Thanks to this, I felt more comfortable speaking up in class. He would also give his time outside of class to coach us on writing and further discussions. As a result, my grades improved significantly during my preliminary examinations. Eventually, this gave me more confidence with which to face the ‘A’ level examinations.
So I’m always grateful for the interests that Mr.Yeo sparked in me and the space he gave me as a student to express myself, in an education system filled with repetitive and mindless requirements.
Pat Phui, 70
I was in primary school back then. There’s this English teacher who is a European and she would make sure we get our English spelling right. I think the fact that she wasn’t Chinese just made all of us who were in a traditional Chinese school, all revere her even more.
She was very fierce. For each word we got wrong in spelling, she would hit us on our hand one time, with a cane or a ruler.
We were all very scared of her but there were three boys in class who were especially naughty. So they would get caning from that teacher quite often.
After a few times of being beaten on their backside, they found a way to avoid suffering too much of the pain — they would wear three pairs of pants to school!
There was one day when a particular boy made her very angry and she threw a blackboard duster right across the classroom at the boy. It hit him on his chest. That was the most memorable incident.
I heard that after that incident, she might have been dismissed from the school. I don’t think I was ever beaten by this teacher. I was very well-behaved. All the girls were.
Shermane Lim, 8
My favourite teacher is Aunty Dawn. She taught me when I was in Kindergarten 2 at St James Church Kindergarten.
On the second day of school, all the other teachers still kept asking us for our names so we had to keep repeating our names because they couldn’t remember. It was so tiring! But only Aunty Dawn could remember all our names so well on Day 2! I like her because even when we were doing serious homework, she would make jokes to make the whole class laugh.
And she gave out stickers!
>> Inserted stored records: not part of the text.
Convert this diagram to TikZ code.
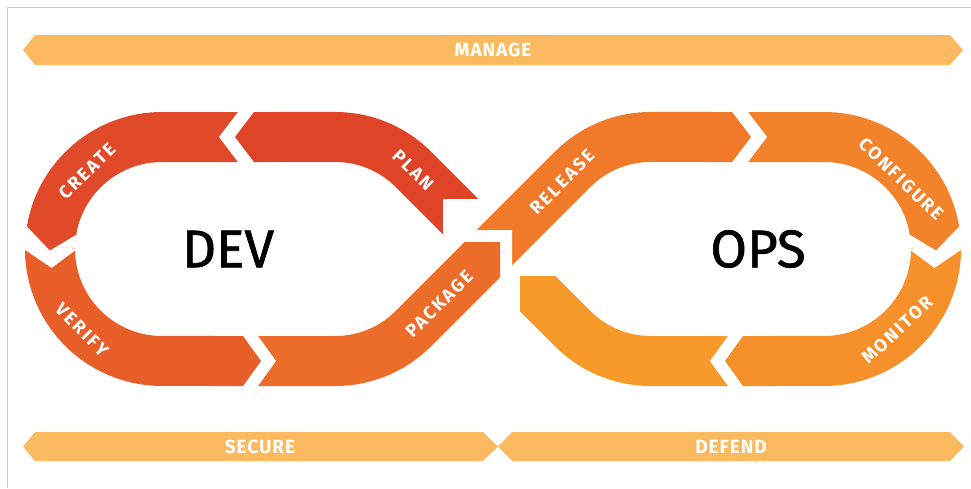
\documentclass[tikz,border=0pt]{standalone}
\usepackage{fontspec}
\newfontfamily\lblfont{Fira Sans}[LetterSpace=12]
\newfontfamily\barfont{Fira Sans}[LetterSpace=5]
\newfontfamily\bigfont{Fira Sans}[FakeBold=1.2]
\definecolor{cPlan}{HTML}{E04427}
\definecolor{cCreate}{HTML}{E14A28}
\definecolor{cVerify}{HTML}{E75E29}
\definecolor{cPackage}{HTML}{EC6C2A}
\definecolor{cRelease}{HTML}{F0792A}
\definecolor{cConfig}{HTML}{F2832A}
\definecolor{cMonitor}{HTML}{F5902A}
\definecolor{cBlank}{HTML}{F89A2A}
\definecolor{cBar}{HTML}{FBBA5F}
\definecolor{cFrame}{HTML}{C8C8C8}
\begin{document}
\begin{tikzpicture}[x=1pt,y=-1pt,
  band/.style={line width=50pt},
  lbl/.style={text=white,font=\lblfont\bfseries\fontsize{18}{18}\selectfont,inner sep=0pt},
  barlbl/.style={text=white,font=\barfont\bfseries\fontsize{19}{19}\selectfont,inner sep=0pt},
  big/.style={text=black,font=\bigfont\fontsize{53}{53}\selectfont,inner sep=0pt}]
\useasboundingbox (0,0) rectangle (971,488);
\fill[white] (0,0) rectangle (971,488);
\draw[cFrame,line width=1pt] (7.5,488) -- (7.5,7.5) -- (971,7.5);
% bars
\fill[cBar] (23,50) -- (35,35) -- (950,35) -- (963,50) -- (950,65) -- (35,65) -- cycle;
\node[barlbl] (manage) at (493,50) {MANAGE};
\fill[cBar] (23,446.5) -- (35,432) -- (483,432) -- (498,446.5) -- (483,461) -- (35,461) -- cycle;
\node[barlbl] (secure) at (260,447) {SECURE};
\fill[cBar] (498,446.5) -- (512,432) -- (950,432) -- (964,446.5) -- (950,461) -- (512,461) -- cycle;
\node[barlbl] (defend) at (731,447) {DEFEND};
% band strokes
\draw[band,cPlan] (460.7,216.7) -- (413.2,169.2) arc[start angle=-45,end angle=-90,radius=110] -- (254,137);
\draw[band,cCreate] (238,137) -- (162,137) arc[start angle=-90,end angle=-170.5,radius=112];
\draw[band,cVerify] (50.0,248.0) arc[start angle=180.5,end angle=90,radius=112] -- (243,361);
\draw[band,cPackage] (258,361) -- (335.4,361) arc[start angle=90,end angle=45,radius=110] -- (482.3,259.7);
\draw[band,cRelease] (494.3,247.7) -- (572.8,169.2) arc[start angle=225,end angle=270,radius=110] -- (732,137);
\draw[band,cConfig] (748,137) -- (824,137) arc[start angle=270,end angle=350.5,radius=112];
\draw[band,cMonitor] (936.0,248.0) arc[start angle=-0.5,end angle=90,radius=112] -- (743,361);
\draw[band,cBlank] (728,361) -- (650.6,361) arc[start angle=90,end angle=135,radius=110] -- (537.7,293.7);
% tail notches
\fill[white] (240.3,109) -- (219,137) -- (240.3,165) -- cycle;
\fill[white] (22.0,247.8) -- (51.6,267.9) -- (78.0,248.3) -- cycle;
\fill[white] (255.8,333) -- (276,361) -- (255.8,389) -- cycle;
\fill[white] (472,230) -- (512,230) -- (512,270) -- cycle;
\fill[white] (745.7,109) -- (767,137) -- (745.7,165) -- cycle;
\fill[white] (964,247.8) -- (934.4,267.9) -- (908,248.3) -- cycle;
\fill[white] (730.2,333) -- (710,361) -- (730.2,389) -- cycle;
\fill[white] (482,199) -- (443,199) -- (443,238) -- cycle;
% heads (bases overlap the strokes slightly)
\fill[cPlan] (255.2,112) -- (254,112) -- (235,137) -- (254,162) -- (255.2,162) -- cycle;
\fill[cCreate] (27.3,224.0) -- (26.9,226.4) -- (50.0,250.4) -- (76.2,234.6) -- (76.5,233.2) -- cycle;
\fill[cVerify] (241.8,336) -- (243,336) -- (261,361) -- (243,386) -- (241.8,386) -- cycle;
\fill[cPackage] (463.9,242.7) -- (464.6,242) -- (500,242) -- (500,277.4) -- (499.3,278.1) -- cycle;
\fill[cRelease] (730.8,112) -- (732,112) -- (751,137) -- (732,162) -- (730.8,162) -- cycle;
\fill[cConfig] (958.7,224.0) -- (959.1,226.4) -- (936.0,250.4) -- (909.8,234.6) -- (909.5,233.2) -- cycle;
\fill[cMonitor] (744.2,336) -- (743,336) -- (725,361) -- (743,386) -- (744.2,386) -- cycle;
\fill[cBlank] (556.1,276.7) -- (555.4,276) -- (520,276) -- (520,311.4) -- (520.7,312.1) -- cycle;
% labels
\node[lbl,rotate=44] (create) at (87,171) {CREATE};
\node[lbl,rotate=-44] (plan) at (413,170) {PLAN};
\node[lbl,rotate=-45] (verify) at (82,330) {VERIFY};
\node[lbl,rotate=45] (package) at (439,304) {PACKAGE};
\node[lbl,rotate=45] (release) at (562,182) {RELEASE};
\node[lbl,rotate=-44] (configure) at (901,179) {CONFIGURE};
\node[lbl,rotate=43] (monitor) at (897,330) {MONITOR};
\node[big] (dev) at (228,249) {DEV};
\node[big] (ops) at (758,249) {OPS};
\end{tikzpicture}
\end{document}
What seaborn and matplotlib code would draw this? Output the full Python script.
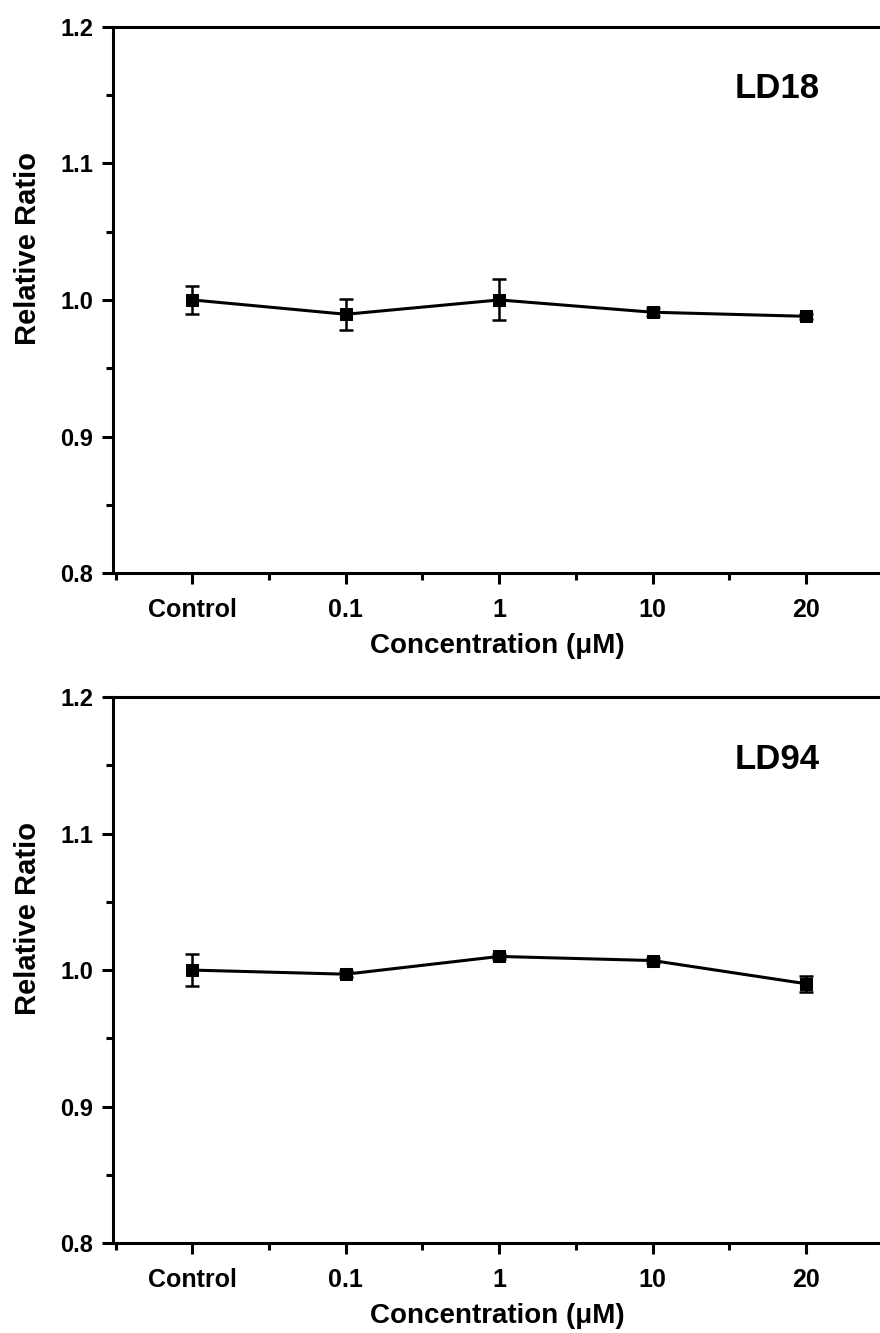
import matplotlib
matplotlib.use("Agg")
import matplotlib.pyplot as plt
from matplotlib.ticker import MultipleLocator, FixedLocator, FormatStrFormatter
import seaborn as sns
import pandas as pd

concentrations = ["Control", "0.1", "1", "10", "20"]

ld18_mean = [1.000, 0.9895, 1.000, 0.991, 0.988]
ld18_err = [0.010, 0.0115, 0.015, 0.003, 0.002]

ld94_mean = [1.000, 0.997, 1.010, 1.007, 0.990]
ld94_err = [0.012, 0.002, 0.002, 0.002, 0.006]

panel_names = ["LD18", "LD94"]

sns.set_theme(style="ticks")
plt.rcParams["font.family"] = ["Liberation Sans", "DejaVu Sans"]
plt.rcParams["font.weight"] = "bold"
plt.rcParams["text.color"] = "black"
plt.rcParams["axes.labelcolor"] = "black"
plt.rcParams["xtick.color"] = "black"
plt.rcParams["ytick.color"] = "black"

fig = plt.figure(figsize=(8.8, 13.33), dpi=100)
ax_top = fig.add_axes([0.128, 0.570, 0.875, 0.410])
ax_bot = fig.add_axes([0.128, 0.0675, 0.875, 0.4095])


def draw_panel(ax, means, errs, name):
    df = pd.DataFrame({"Concentration": concentrations, "Ratio": means})
    sns.lineplot(data=df, x="Concentration", y="Ratio", ax=ax,
                 color="black", linewidth=2.2, marker="s",
                 markersize=9, markeredgecolor="black", sort=False)
    ax.errorbar(concentrations, means, yerr=errs, fmt="none",
                ecolor="black", elinewidth=1.8, capsize=5, capthick=1.8)

    ax.set_xlim(-0.52, 4.5)
    ax.set_ylim(0.8, 1.2)
    ax.yaxis.set_major_locator(MultipleLocator(0.1))
    ax.yaxis.set_minor_locator(MultipleLocator(0.05))
    ax.xaxis.set_minor_locator(FixedLocator([-0.5, 0.5, 1.5, 2.5, 3.5]))
    ax.yaxis.set_major_formatter(FormatStrFormatter("%.1f"))

    for side in ["left", "bottom", "top", "right"]:
        ax.spines[side].set_visible(True)
        ax.spines[side].set_linewidth(2.2)
        ax.spines[side].set_color("black")

    ax.tick_params(axis="both", which="major", direction="out", length=8,
                   width=2.2, color="black", top=False, right=False)
    ax.tick_params(axis="both", which="minor", direction="out", length=5,
                   width=2.2, color="black", top=False, right=False)
    ax.tick_params(axis="y", which="major", labelsize=17, pad=6)
    ax.tick_params(axis="x", which="major", labelsize=18, pad=10)
    for lbl in ax.get_xticklabels() + ax.get_yticklabels():
        lbl.set_fontweight("bold")
        lbl.set_color("black")

    ax.set_xlabel("Concentration (\u03bcM)", fontsize=20, fontweight="bold",
                  labelpad=8, color="black")
    ax.set_ylabel("Relative Ratio", fontsize=21, fontweight="bold",
                  color="black")
    ax.yaxis.set_label_coords(-0.092, 0.595)
    ax.text(3.81, 1.1545, name, fontsize=25, fontweight="bold",
            ha="center", va="center", color="black")


draw_panel(ax_top, ld18_mean, ld18_err, panel_names[0])
draw_panel(ax_bot, ld94_mean, ld94_err, panel_names[1])

fig.savefig("out.png", dpi=100, facecolor="white")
When we behave well in class, she would reward us with cute stickers.
James Wilson Limmade, 27
Mr. Lim was a replacement teacher for pure physics back then in my secondary school. He was very patient and kind but his most outstanding point was being able to conduct actively engaging lessons that make the class much more attentive than before (before him many of the students were sleeping, including me!)
When it comes to exam, he would carefully handcraft some thoughtful and tricky questions to really challenge us beyond our textbook understanding and after the exam he would also properly explain to the class about the thinking process to approach the question and answer it.
It is amazing how a wonderfully passionate teacher can drastically change the learning experience of hundreds of students and improved interest in the education journey. Thank you Mr. Lim!